* **Data section**
%%
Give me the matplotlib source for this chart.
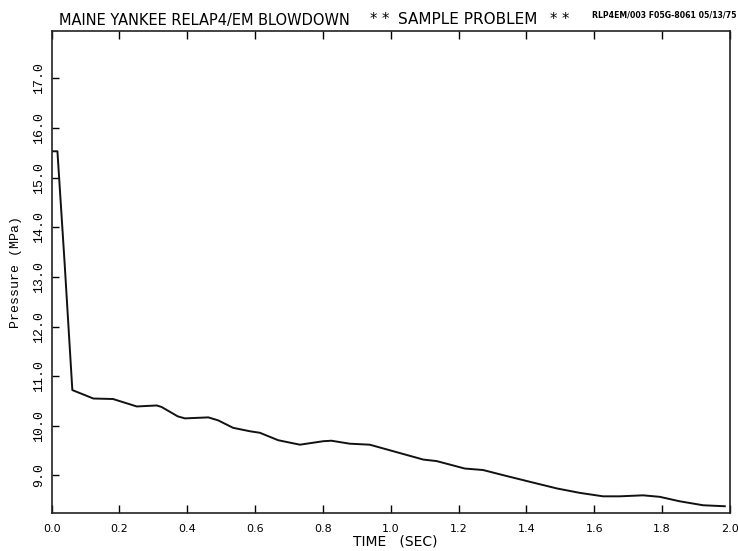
import numpy as np
import matplotlib.pyplot as plt

# blowdown pressure history
time_s = [0.0, 0.017, 0.038, 0.061, 0.123, 0.181, 0.251, 0.31, 0.324, 0.372,
          0.393, 0.462, 0.491, 0.535, 0.585, 0.614, 0.668, 0.732, 0.801, 0.825,
          0.879, 0.938, 1.017, 1.096, 1.135, 1.174, 1.218, 1.272, 1.341, 1.400,
          1.489, 1.557, 1.626, 1.675, 1.744, 1.793, 1.852, 1.921, 1.985]
pressure_mpa = [15.53, 15.53, 13.3, 10.72, 10.55, 10.54, 10.39, 10.41, 10.38, 10.19,
                10.15, 10.17, 10.11, 9.96, 9.89, 9.86, 9.71, 9.62, 9.69, 9.70,
                9.64, 9.62, 9.47, 9.32, 9.29, 9.22, 9.14, 9.11, 8.99, 8.89,
                8.74, 8.65, 8.58, 8.58, 8.60, 8.57, 8.48, 8.40, 8.38]

xticks = np.arange(0.0, 2.01, 0.2)
yticks = np.arange(9.0, 17.01, 1.0)

plot_font = "DejaVu Sans"
mono_font = "Liberation Mono"

W, H = 738, 551
fig = plt.figure(figsize=(W / 100, H / 100), dpi=100)
ax = fig.add_axes([0.070, 0.0695, 0.919, 0.874])

ax.plot(time_s, pressure_mpa, color="#111111", lw=1.4)

ax.set_xlim(0.0, 2.0)
ax.set_ylim(8.25, 17.95)
ax.set_xticks(xticks)
ax.set_xticklabels([f"{v:.1f}" for v in xticks], fontfamily=plot_font, fontsize=8)
ax.set_yticks(yticks)
ax.set_yticklabels([f"{v:.1f}" for v in yticks], fontfamily=mono_font, fontsize=9.5,
                   rotation=90, va="center")
ax.tick_params(axis="x", direction="in", length=6, pad=8, top=True, width=1)
ax.tick_params(axis="y", direction="in", length=5, pad=5, width=1)
for s in ax.spines.values():
    s.set_linewidth(1.2)
    s.set_color("#222222")

ax.set_xlabel("TIME   (SEC)", fontfamily=plot_font, fontsize=10)
ax.xaxis.set_label_coords(0.506, -0.046)
ax.set_ylabel("Pressure (MPa)", fontfamily=mono_font, fontsize=9.5, labelpad=8)

# title pieces placed in pixels
ty = 1 - 20 / H
fig.text(59 / W, ty, "MAINE YANKEE RELAP4/EM BLOWDOWN",
         fontfamily=plot_font, fontsize=10.5, va="center", ha="left")
fig.text(380 / W, ty, "* *", fontfamily=plot_font, fontsize=10.5, va="center", ha="center")
fig.text(398 / W, ty, "SAMPLE PROBLEM",
         fontfamily=plot_font, fontsize=11, va="center", ha="left")
fig.text(560 / W, ty, "* *", fontfamily=plot_font, fontsize=10.5, va="center", ha="center")
fig.text(736 / W, 1 - 15 / H, "RLP4EM/003 F05G-8061 05/13/75",
         fontfamily=plot_font, fontsize=5.6, va="center", ha="right", weight="bold")

fig.savefig("out.png", dpi=100)
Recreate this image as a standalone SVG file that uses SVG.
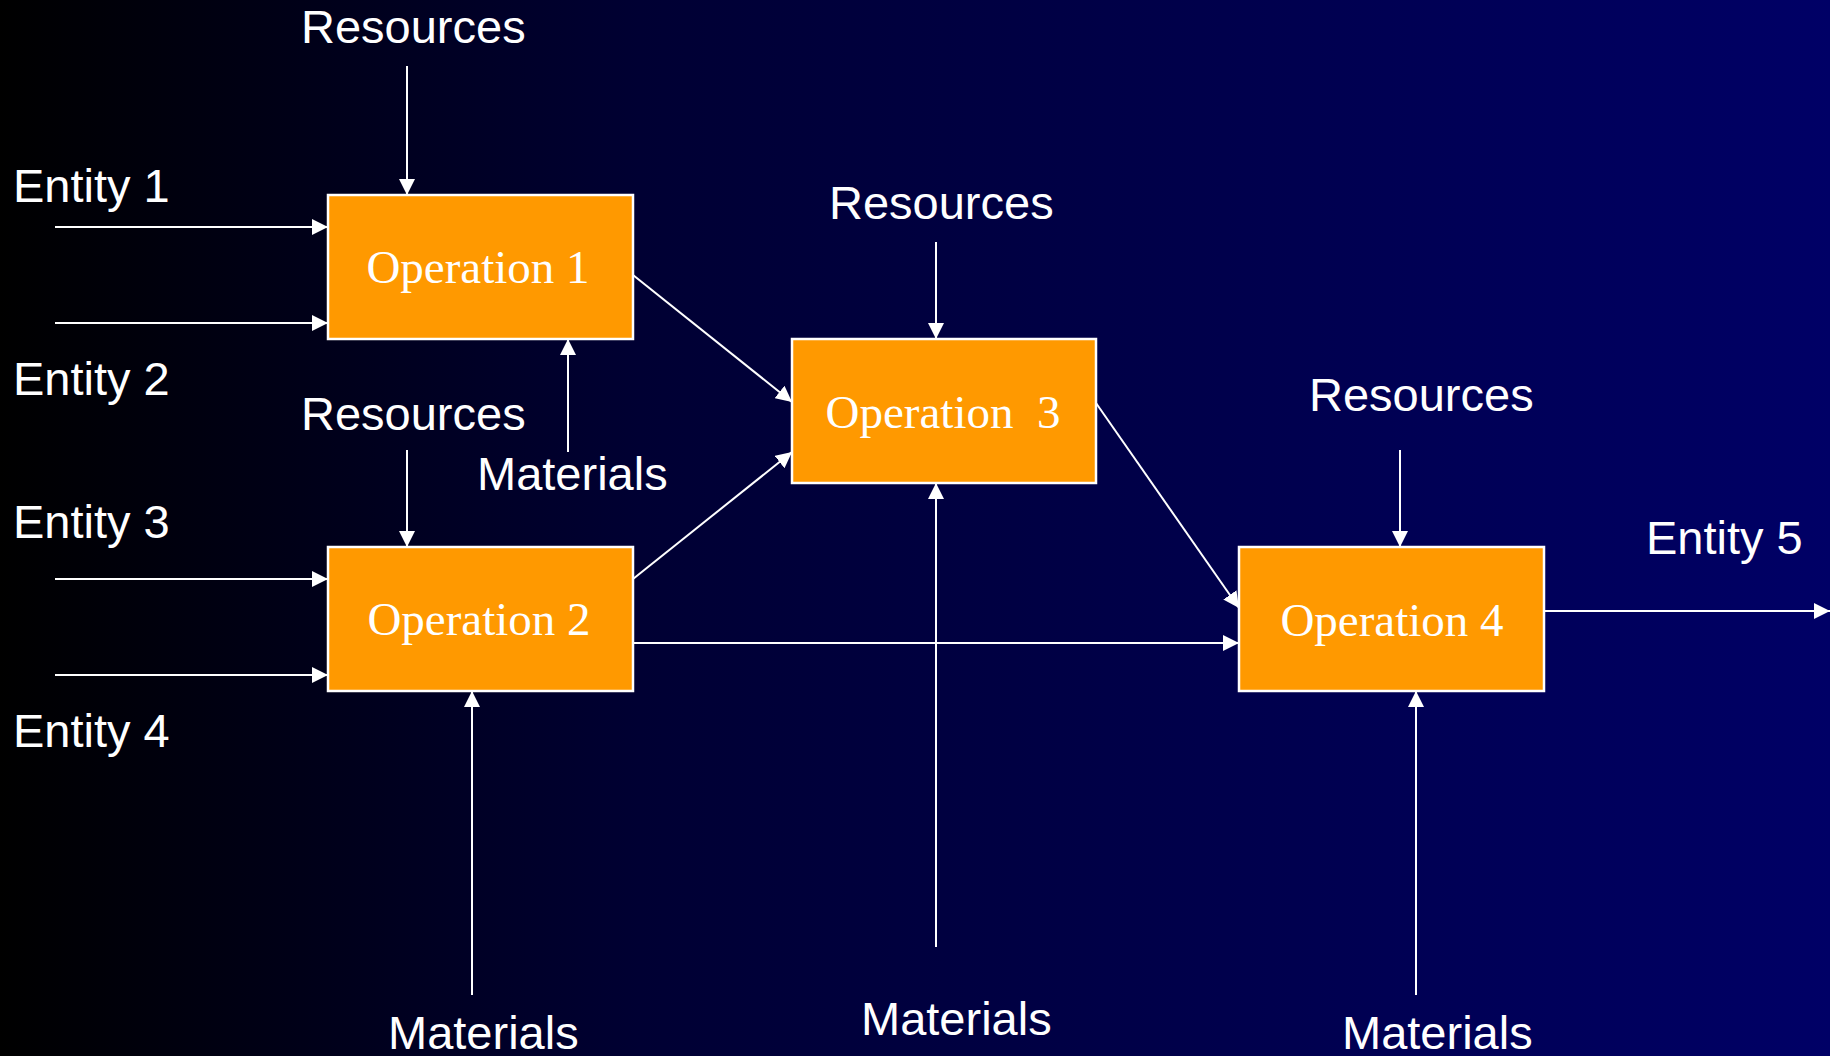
<svg xmlns="http://www.w3.org/2000/svg" width="1830" height="1056" viewBox="0 0 1830 1056">
<defs>
<linearGradient id="bg" x1="0" y1="0" x2="1" y2="0">
<stop offset="0" stop-color="#000000"/>
<stop offset="0.35" stop-color="#000033"/>
<stop offset="1" stop-color="#000066"/>
</linearGradient>
<marker id="ah" markerUnits="userSpaceOnUse" markerWidth="17" markerHeight="16" refX="16" refY="8" orient="auto">
<path d="M0,0 L16,8 L0,16 z" fill="#ffffff"/>
</marker>
<style>
.lbl{font-family:"Liberation Sans",Arial,sans-serif;font-size:47px;fill:#ffffff}
.op{font-family:"Liberation Serif","Times New Roman",serif;font-size:47px;fill:#ffffff;text-anchor:middle}
.box{fill:#ff9900;stroke:#ffffff;stroke-width:2.5}
.cn{stroke:#ffffff;stroke-width:2;fill:none;marker-end:url(#ah)}
</style>
</defs>
<rect x="0" y="0" width="1830" height="1056" fill="url(#bg)"/>
<g id="labels">
<text class="lbl" x="301" y="43">Resources</text>
<text class="lbl" x="13" y="202">Entity 1</text>
<text class="lbl" x="13" y="395">Entity 2</text>
<text class="lbl" x="301" y="430">Resources</text>
<text class="lbl" x="477" y="490">Materials</text>
<text class="lbl" x="13" y="538">Entity 3</text>
<text class="lbl" x="13" y="747">Entity 4</text>
<text class="lbl" x="829" y="219">Resources</text>
<text class="lbl" x="1309" y="411">Resources</text>
<text class="lbl" x="1646" y="554">Entity 5</text>
<text class="lbl" x="388" y="1049">Materials</text>
<text class="lbl" x="861" y="1035">Materials</text>
<text class="lbl" x="1342" y="1049">Materials</text>
</g>
<g id="op1"><rect class="box" x="328" y="195" width="305" height="144"/><text class="op" x="478" y="283">Operation 1</text></g>
<g id="op2"><rect class="box" x="328" y="547" width="305" height="144"/><text class="op" x="479" y="635">Operation 2</text></g>
<g id="op3"><rect class="box" x="792" y="339" width="304" height="144"/><text class="op" x="943" y="428" xml:space="preserve">Operation  3</text></g>
<g id="op4"><rect class="box" x="1239" y="547" width="305" height="144"/><text class="op" x="1392" y="636">Operation 4</text></g>
<g id="connectors">
<line class="cn" x1="407" y1="66" x2="407" y2="195"/>
<line class="cn" x1="55" y1="227" x2="328" y2="227"/>
<line class="cn" x1="55" y1="323" x2="328" y2="323"/>
<line class="cn" x1="568" y1="452" x2="568" y2="339"/>
<line class="cn" x1="407" y1="450" x2="407" y2="547"/>
<line class="cn" x1="55" y1="579" x2="328" y2="579"/>
<line class="cn" x1="55" y1="675" x2="328" y2="675"/>
<line class="cn" x1="472" y1="995" x2="472" y2="691"/>
<line class="cn" x1="633" y1="275" x2="792" y2="402"/>
<line class="cn" x1="633" y1="579" x2="792" y2="452"/>
<line class="cn" x1="936" y1="242" x2="936" y2="339"/>
<line class="cn" x1="936" y1="947" x2="936" y2="483"/>
<line class="cn" x1="1096" y1="403" x2="1239" y2="608"/>
<line class="cn" x1="633" y1="643" x2="1239" y2="643"/>
<line class="cn" x1="1400" y1="450" x2="1400" y2="547"/>
<line class="cn" x1="1416" y1="995" x2="1416" y2="691"/>
<line class="cn" x1="1544" y1="611" x2="1830" y2="611"/>
</g>
</svg>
%%
* **Aim**
Look at the listing and set down only the lines from its start through the line with "import matplotlib.pyplot as plt", word for word and without pictures.

* **Response**
Give me the matplotlib source for this chart.
import numpy as np
import matplotlib.pyplot as plt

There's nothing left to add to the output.